Beef and Irish Stout Pie

Filling:
3 ounces Irish smoked bacon, sliced into lardons
2½ pounds round steak stewing beef, diced
Plain flour with seasoning - salt and pepper added
1 large (Spanish) onion, sliced
1/2 (about 6 oz) small butternut squash, roughly diced
14 ounces tinned chopped plum tomatoes
1½ tbsp tomato puree
2 tsp sugar
¾ tsp English Mustard powder
1½ cups Irish stout
1 bouquet garni (4 to 5 parsley sprigs, 1 fresh thyme sprig and 1 bay leaf, tied together)
Salt and freshly ground black pepper
5 ounces chestnut mushrooms or any of your favorite, cleaned and sliced
1 tbsp butter
Canola oil
Beef stock as required

Pastry:
6 ounces plain flour
½ tsp salt
4 ounces chilled salted Irish butter, diced
6 ounces steamed potatoes, pressed through a ricer
¾ tsp baking powder
Cold water (about 3 tbsp), to bind
Flour, for dusting
Egg wash (1 egg and 2 tbsp cold water)

Preheat the oven to 325°F.
Heat a medium size casserole with oil over medium heat and sauté the bacon until crispy, transfer to a clean plate and set aside.
Season the flour well with salt and freshly ground black pepper.
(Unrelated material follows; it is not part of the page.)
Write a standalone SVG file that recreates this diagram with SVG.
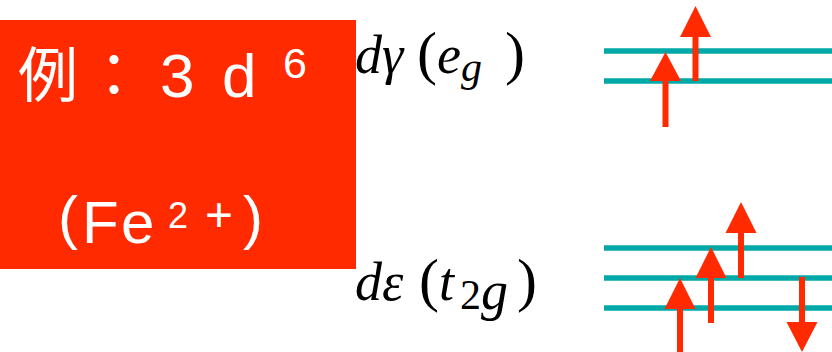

Toss the diced beef into the seasoned flour and dust the excess flour off.
Add a little more oil to the casserole and fry the beef in batches until browned on all sides.
Place the seared beef pieces on the clean plate with the bacon and set aside.
Add a little more oil to the casserole and gently sauté the onion until just softened but not brown. Deglaze the pan with some stout.
Return the beef and the bacon and its juices to the casserole and stir in the diced butternut squash, tomatoes, tomato puree, sugar, mustard, bouquet garni and the remainder of the stout to the pan and season with salt and freshly ground black pepper. It’s important that the meat is just barely covered with liquid, therefore add a little beef stock if required.
Bring to the boil, cover and place in the oven for about 2 1/2 hours or until the meat is tender and the sauce has thickened slightly. Stir from time to time, but take care not to break up the meat.
During the last 10 minutes of the cooking time, heat a medium frying pan with a little butter and season with salt and pepper, add the mushrooms and sauté for about 2 to 3 minutes. When the casserole is cooked, add the mushrooms and simmer for 3 to 4 minutes. Check the seasoning, adding salt and pepper if required.

Pastry:
During the cooking time, make the pastry. Sift the flour and salt into a large bowl.
Add the diced butter and rub with your fingertips until the mixture resembles fine breadcrumbs.
Add the baking powder and mix well. Stir in the mashed potatoes and pour in just enough cold water to form soft pastry dough. Turn the dough out on a floured surface and knead very lightly.
Place in the refrigerator to chill for about 230 minutes.
When you are ready to make the pie, remove the bouquet garni from the beef.
Carefully roll out on a floured surface, the pastry shouldn’t be too thin and roll out the shape to fit the casserole dish (or the pie dish if you have transferred the beef and Guinness filling into one).
Increase the oven temperature to 430°F.
Using the rolling pin, carefully lift the pastry over the casserole and “tuck” the pastry into the sides leaving a narrow edge. Using a sharp knife cut the excess pastry off and crimp the edge. Shape the excess pastry and place on top.
Brush with egg wash and transfer in the oven for about 20 to 25 minutes or until golden and baked.
Remove from the oven and leave to “rest” for about 5 to 6 minutes before serving with champ.
Tip: To make a shamrock to decorate the top - use three hearts of pastry and place upside down.